After all, Horace had the disadvantage of the times in which he lived; they were better for the man, but worse for the satirist. It is generally said that those enormous vices which were practised under the reign of Domitian were unknown in the time of Augustus Cæsar; that therefore Juvenal had a larger field than Horace. Little follies were out of doors when oppression was to be scourged instead of avarice; it was no longer time to turn into ridicule the false opinions of philosophers when the Roman liberty was to be asserted. There was more need of a Brutus in Domitian’s days to redeem or mend, than of a Horace, if he had then been living, to laugh at a fly-catcher. This reflection at the same time excuses Horace, but exalts Juvenal.
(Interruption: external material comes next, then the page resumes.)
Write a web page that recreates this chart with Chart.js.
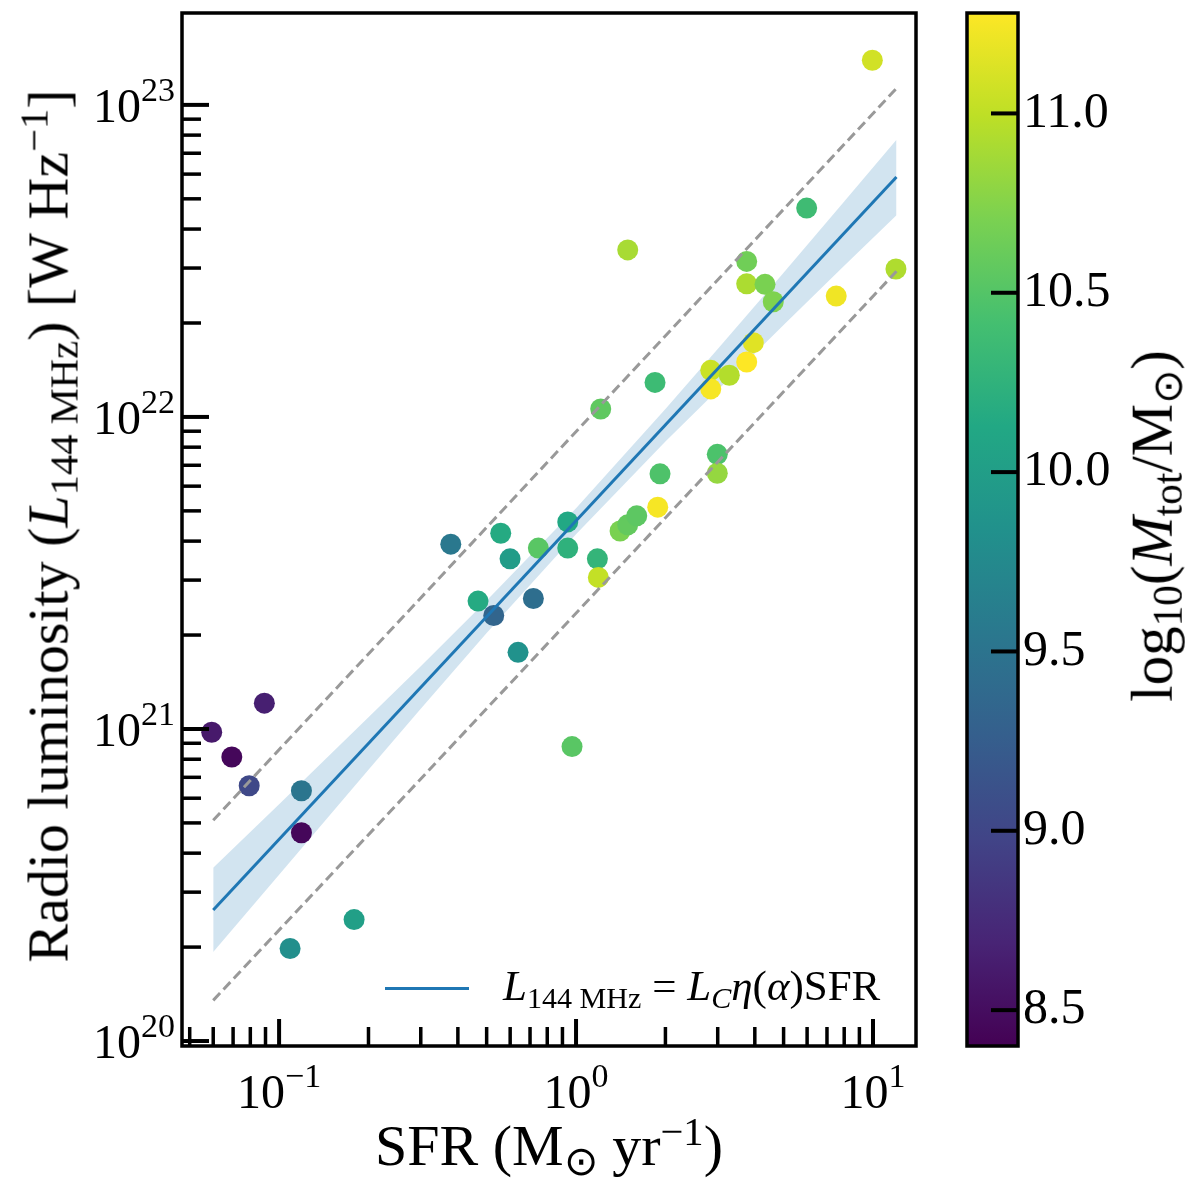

I have ended, before I was aware, the comparison of Horace and Juvenal upon the topics of instruction and delight; and indeed I may safely here conclude that commonplace: for if we make Horace our minister of state in satire, and Juvenal of our private pleasures, I think the latter has no ill bargain of it. Let profit have the pre-eminence of honour in the end of poetry; pleasure, though but the second in degree, is the first in favour. And who would not choose to be loved better rather than to be more esteemed! But I am entered already upon another topic, which concerns the particular merits of these two satirists. However, I will pursue my business where I left it, and carry it farther than that common observation of the several ages in which these authors flourished.
When Horace writ his satires, the monarchy of his Cæsar was in its newness, and the government but just made easy to the conquered people. They could not possibly have forgotten the usurpation of that prince upon their freedom, nor the violent methods which he had used in the compassing of that vast design; they yet remembered his proscriptions, and the slaughter of so many noble Romans their defenders—amongst the rest, that horrible action of his when he forced Livia from the arms of her husband (who was constrained to see her married, as Dion relates the story), and, big with child as she was, conveyed to the bed of his insulting rival. The same Dion Cassius gives us another instance of the crime before mentioned—that Cornelius Sisenna, being reproached in full senate with the licentious conduct of his wife, returned this answer: that he had married her by the counsel of Augustus (intimating, says my author, that Augustus had obliged him to that marriage, that he might under that covert have the more free access to her). His adulteries were still before their eyes, but they must be patient where they had not power. In other things that emperor was moderate enough; propriety was generally secured, and the people entertained with public shows and donatives, to make them more easily digest their lost liberty. But Augustus, who was conscious to himself of so many crimes which he had committed, thought in the first place to provide for his own reputation by making an edict against lampoons and satires, and the authors of those defamatory writings, which my author Tacitus, from the law-term, calls famosos libellos.